Q - Et alors, moi, Monsieur le Président, j’avais une question justement sur les athlètes russes, parce que le tennis a été assez précurseur au début, même lorsque la guerre a commencé a éclaté, certains ont hésité pour savoir si les athlètes russes avaient le droit de participer. Au départ, ils ont été exclus puis finalement réintroduits dans les tournois sous bannière neutre puisque leurs drapeaux sont enlevés devant leur nom. Est-ce qu’aujourd’hui, la décision du CIO a été pour vous une évidence de les accepter ? Et j’inclus d’ailleurs les athlètes russes et biélorusses parce que ça a été le cas dans le tennis. Et est-ce que pour vous, comme l’a évoqué éventuellement Jean-Luc Mélenchon, et qu’est-ce que vous lui répondez d’ailleurs à cette question ? Pour les athlètes israéliens, est-ce qu’ils se posent une question ou aujourd’hui, vous condamnez ces propos qu’il a eus ?

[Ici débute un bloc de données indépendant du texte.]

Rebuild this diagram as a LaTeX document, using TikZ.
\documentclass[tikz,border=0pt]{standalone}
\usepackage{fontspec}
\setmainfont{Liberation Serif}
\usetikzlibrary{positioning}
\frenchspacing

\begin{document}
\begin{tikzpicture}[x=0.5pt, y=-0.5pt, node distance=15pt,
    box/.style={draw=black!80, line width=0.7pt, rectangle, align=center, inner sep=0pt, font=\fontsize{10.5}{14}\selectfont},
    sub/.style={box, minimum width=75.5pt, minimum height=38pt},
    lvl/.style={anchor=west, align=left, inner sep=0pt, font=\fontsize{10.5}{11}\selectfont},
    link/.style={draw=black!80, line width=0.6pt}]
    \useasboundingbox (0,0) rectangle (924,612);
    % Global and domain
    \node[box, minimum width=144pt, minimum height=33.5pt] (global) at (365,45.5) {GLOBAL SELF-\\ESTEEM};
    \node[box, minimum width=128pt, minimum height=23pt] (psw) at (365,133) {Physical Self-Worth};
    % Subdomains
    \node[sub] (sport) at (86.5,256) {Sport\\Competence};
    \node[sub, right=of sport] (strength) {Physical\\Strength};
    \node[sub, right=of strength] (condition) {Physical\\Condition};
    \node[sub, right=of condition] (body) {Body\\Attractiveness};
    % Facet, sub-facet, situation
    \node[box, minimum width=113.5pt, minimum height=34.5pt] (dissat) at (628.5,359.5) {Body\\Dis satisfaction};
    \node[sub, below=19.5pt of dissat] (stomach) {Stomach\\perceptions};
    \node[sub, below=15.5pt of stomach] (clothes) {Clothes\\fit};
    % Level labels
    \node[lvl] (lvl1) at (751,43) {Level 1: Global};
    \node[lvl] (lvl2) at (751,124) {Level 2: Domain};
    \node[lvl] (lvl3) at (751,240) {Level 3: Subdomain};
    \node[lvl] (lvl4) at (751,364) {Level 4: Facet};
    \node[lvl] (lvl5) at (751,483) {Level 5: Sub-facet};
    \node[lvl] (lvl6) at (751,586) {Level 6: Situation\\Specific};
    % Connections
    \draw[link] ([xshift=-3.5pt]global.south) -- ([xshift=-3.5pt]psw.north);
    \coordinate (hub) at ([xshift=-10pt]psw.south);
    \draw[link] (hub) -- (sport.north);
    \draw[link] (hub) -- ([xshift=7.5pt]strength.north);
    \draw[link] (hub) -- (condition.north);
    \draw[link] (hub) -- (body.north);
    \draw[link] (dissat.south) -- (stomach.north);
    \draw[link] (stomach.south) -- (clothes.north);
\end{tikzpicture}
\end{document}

R - Non, je vous dis, la règle, elle est définie par le monde olympique et les fédérations et ensuite, il y a un vote. La Russie a décidé d’une guerre d’agression qui dure depuis deux ans, même plus de plus de deux ans. Et donc cette décision a été prise. Elle est à mes yeux proportionnée et juste. (…) Israël a été victime d’une attaque terroriste. C’est donc exactement le contraire.

Q - Absolument.

R - Donc il ne faut pas mettre ces situations en système d’équivalence. (…) Et donc la distinction est très claire. C’est pourquoi le drapeau israélien sera là, les sportifs seront là. Et j’espère aussi qu’ils seront des vecteurs de paix, parce qu’ils auront à mener des compétitions avec beaucoup d’acteurs de la région. Et moi, je ne désespère pas qu’on puisse arriver à ce cessez-le-feu et j’espère que les négociations en cours vont nous y conduire dans les prochaines heures. (…)

Q - Les Jeux olympiques, c’est aujourd’hui, au fond, pour les Français, plutôt une source d’inquiétude. Est-ce que vous allez réussir ce matin à rétablir l’équilibre ou peut-être à basculer plutôt dans l’enthousiasme ? Mais l’inquiétude, elle concerne surtout la cérémonie d’ouverture. Est-ce que les Jeux en valent la chandelle ? Est-ce que de ce point de vue-là, honnêtement, le risque n’est pas trop élevé, dans un contexte de terrorisme très très élevé ?

R - Oui, parce qu’on l’a préparée, parce qu’on s’est donné les moyens de le faire.

Et donc ça en vaut la chandelle. Je pense même que, vous savez, c’est très important. Notre pays, malheureusement depuis tant d’années, est frappé par le terrorisme. Et ce que veulent avant tout les terroristes, c’est nous empêcher de rêver. Leur plus grande victoire, c’est ça. C’est-à-dire ils veulent empêcher les jeunes d’aller à des terrasses de cafés, d’aller à des concerts et des grands événements culturels, sportifs, de se tenir.

Q - Donc, même avec la vigilance urgence attentat ?

R - Et donc on résiste mais on s’organise. Et donc, ici, ce que je veux vous dire, c’est qu’il n’y a pas de naïveté. Aucune. Il y a une très grande lucidité. On partage toutes les informations, les moyens considérables qu’on a mis, tout ce qu’on sait. Mais on va se donner les moyens de faire une très grande cérémonie d’ouverture. Mais surtout 4 grandes cérémonies. Parce que je rappelle que l’ouverture et la clôture des Jeux olympiques, puis l’ouverture et la clôture des Jeux paralympiques à quelques mètres d’ici, parce que…

Q - Ce sera place de la Concorde ?

R - Place de la Concorde pour l’ouverture des Jeux paralympiques.